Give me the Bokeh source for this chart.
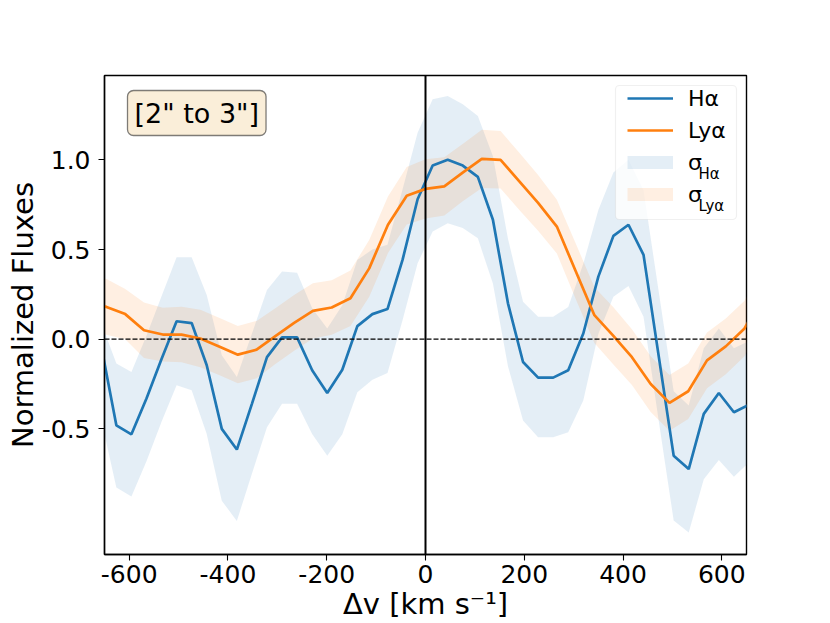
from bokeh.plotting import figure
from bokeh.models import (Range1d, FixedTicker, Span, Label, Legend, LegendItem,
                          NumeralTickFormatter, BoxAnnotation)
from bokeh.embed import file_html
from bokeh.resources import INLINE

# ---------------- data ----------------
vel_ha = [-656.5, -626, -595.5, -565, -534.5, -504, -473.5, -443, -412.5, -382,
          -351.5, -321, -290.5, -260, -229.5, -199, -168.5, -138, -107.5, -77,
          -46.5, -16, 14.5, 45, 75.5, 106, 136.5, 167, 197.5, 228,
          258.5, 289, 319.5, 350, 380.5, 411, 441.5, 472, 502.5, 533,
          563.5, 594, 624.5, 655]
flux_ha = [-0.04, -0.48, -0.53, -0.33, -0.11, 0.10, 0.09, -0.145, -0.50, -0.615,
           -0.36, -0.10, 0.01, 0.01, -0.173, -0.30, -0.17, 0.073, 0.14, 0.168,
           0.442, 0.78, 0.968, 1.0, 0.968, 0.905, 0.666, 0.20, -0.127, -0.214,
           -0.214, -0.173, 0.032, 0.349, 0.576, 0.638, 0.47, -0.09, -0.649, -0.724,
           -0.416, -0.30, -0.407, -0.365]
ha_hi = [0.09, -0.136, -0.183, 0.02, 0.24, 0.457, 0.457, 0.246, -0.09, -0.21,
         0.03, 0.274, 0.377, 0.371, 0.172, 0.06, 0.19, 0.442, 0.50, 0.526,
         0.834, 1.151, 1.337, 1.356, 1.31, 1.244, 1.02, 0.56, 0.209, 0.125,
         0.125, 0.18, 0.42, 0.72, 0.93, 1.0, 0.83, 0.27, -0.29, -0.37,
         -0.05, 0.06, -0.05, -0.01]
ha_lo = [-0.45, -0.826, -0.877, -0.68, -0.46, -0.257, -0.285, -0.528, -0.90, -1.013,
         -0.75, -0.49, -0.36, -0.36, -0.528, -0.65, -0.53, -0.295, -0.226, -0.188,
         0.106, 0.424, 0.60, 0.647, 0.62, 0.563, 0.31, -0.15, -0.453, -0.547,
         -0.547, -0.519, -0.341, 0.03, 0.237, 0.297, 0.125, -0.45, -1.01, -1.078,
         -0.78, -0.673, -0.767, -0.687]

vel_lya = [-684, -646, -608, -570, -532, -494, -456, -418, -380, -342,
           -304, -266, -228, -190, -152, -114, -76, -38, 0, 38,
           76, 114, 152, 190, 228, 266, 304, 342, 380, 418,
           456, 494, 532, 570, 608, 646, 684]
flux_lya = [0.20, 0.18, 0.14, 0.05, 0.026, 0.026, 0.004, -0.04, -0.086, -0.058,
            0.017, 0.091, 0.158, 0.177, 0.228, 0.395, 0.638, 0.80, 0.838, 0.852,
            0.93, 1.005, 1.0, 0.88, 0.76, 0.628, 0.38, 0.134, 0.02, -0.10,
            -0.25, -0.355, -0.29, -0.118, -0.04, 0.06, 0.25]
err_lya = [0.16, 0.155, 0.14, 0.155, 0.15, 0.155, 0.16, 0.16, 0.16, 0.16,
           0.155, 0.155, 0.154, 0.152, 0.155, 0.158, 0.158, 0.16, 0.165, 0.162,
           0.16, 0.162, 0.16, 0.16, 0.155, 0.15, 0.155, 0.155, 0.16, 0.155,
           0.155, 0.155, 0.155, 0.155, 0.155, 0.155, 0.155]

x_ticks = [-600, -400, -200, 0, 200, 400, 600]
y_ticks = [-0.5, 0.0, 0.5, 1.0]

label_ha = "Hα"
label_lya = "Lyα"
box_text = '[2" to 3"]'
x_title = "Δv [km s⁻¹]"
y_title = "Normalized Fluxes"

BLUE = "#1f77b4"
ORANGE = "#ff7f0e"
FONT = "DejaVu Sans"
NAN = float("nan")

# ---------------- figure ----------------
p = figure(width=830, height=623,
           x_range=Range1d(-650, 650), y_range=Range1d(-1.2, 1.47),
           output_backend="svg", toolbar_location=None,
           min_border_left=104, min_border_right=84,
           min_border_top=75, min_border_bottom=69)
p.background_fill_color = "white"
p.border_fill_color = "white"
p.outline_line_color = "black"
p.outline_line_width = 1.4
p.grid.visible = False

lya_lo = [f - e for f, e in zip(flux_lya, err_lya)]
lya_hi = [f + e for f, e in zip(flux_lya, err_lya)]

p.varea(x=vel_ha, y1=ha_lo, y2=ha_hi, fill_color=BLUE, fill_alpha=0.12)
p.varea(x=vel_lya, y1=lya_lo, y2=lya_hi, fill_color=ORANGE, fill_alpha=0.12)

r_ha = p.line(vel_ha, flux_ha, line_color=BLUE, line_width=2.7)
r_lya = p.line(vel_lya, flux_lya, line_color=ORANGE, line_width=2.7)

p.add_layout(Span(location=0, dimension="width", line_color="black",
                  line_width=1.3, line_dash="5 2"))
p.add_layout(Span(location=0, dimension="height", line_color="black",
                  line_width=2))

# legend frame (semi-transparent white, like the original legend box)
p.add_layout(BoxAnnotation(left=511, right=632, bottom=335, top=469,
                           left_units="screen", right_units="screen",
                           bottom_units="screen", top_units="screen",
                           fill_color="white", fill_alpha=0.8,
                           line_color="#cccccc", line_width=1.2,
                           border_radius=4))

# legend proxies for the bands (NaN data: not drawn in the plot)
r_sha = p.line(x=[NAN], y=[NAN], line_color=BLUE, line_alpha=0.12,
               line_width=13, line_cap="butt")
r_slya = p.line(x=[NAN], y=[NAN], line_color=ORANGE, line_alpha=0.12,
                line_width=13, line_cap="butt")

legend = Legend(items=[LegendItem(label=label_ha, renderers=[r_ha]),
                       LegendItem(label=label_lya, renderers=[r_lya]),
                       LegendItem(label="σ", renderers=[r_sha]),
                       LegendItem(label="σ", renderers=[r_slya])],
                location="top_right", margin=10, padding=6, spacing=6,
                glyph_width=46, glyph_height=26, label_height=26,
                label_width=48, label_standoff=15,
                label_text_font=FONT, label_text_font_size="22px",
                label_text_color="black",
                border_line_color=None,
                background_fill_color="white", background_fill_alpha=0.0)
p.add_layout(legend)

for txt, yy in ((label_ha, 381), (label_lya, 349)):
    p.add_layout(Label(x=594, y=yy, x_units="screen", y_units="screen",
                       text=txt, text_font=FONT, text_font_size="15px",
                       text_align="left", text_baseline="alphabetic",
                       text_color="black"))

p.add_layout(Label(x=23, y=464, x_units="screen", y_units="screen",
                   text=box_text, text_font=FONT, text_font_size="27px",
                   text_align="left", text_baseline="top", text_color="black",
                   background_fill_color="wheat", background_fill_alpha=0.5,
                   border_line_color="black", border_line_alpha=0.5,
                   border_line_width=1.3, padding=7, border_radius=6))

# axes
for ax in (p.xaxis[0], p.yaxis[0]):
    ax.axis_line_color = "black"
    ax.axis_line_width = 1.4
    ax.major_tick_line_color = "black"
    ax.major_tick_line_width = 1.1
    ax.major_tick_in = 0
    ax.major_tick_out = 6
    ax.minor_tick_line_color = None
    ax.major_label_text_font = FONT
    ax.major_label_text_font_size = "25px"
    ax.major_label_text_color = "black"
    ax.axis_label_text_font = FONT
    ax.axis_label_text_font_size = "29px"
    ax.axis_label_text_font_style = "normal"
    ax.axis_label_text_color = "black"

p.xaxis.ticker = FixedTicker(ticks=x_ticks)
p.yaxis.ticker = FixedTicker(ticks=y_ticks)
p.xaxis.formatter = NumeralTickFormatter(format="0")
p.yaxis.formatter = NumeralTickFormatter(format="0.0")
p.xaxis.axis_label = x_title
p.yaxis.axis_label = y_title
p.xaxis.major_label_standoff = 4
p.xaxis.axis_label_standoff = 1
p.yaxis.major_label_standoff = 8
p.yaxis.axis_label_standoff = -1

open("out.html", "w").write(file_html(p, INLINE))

Prompt » Please repeat exactly the data above from its first line to the line that contains "from bokeh.resources import INLINE", inclusive, and leave every picture out.

Response »
Give me the Bokeh source for this chart.
from bokeh.plotting import figure
from bokeh.models import (Range1d, FixedTicker, Span, Label, Legend, LegendItem,
                          NumeralTickFormatter, BoxAnnotation)
from bokeh.embed import file_html
from bokeh.resources import INLINE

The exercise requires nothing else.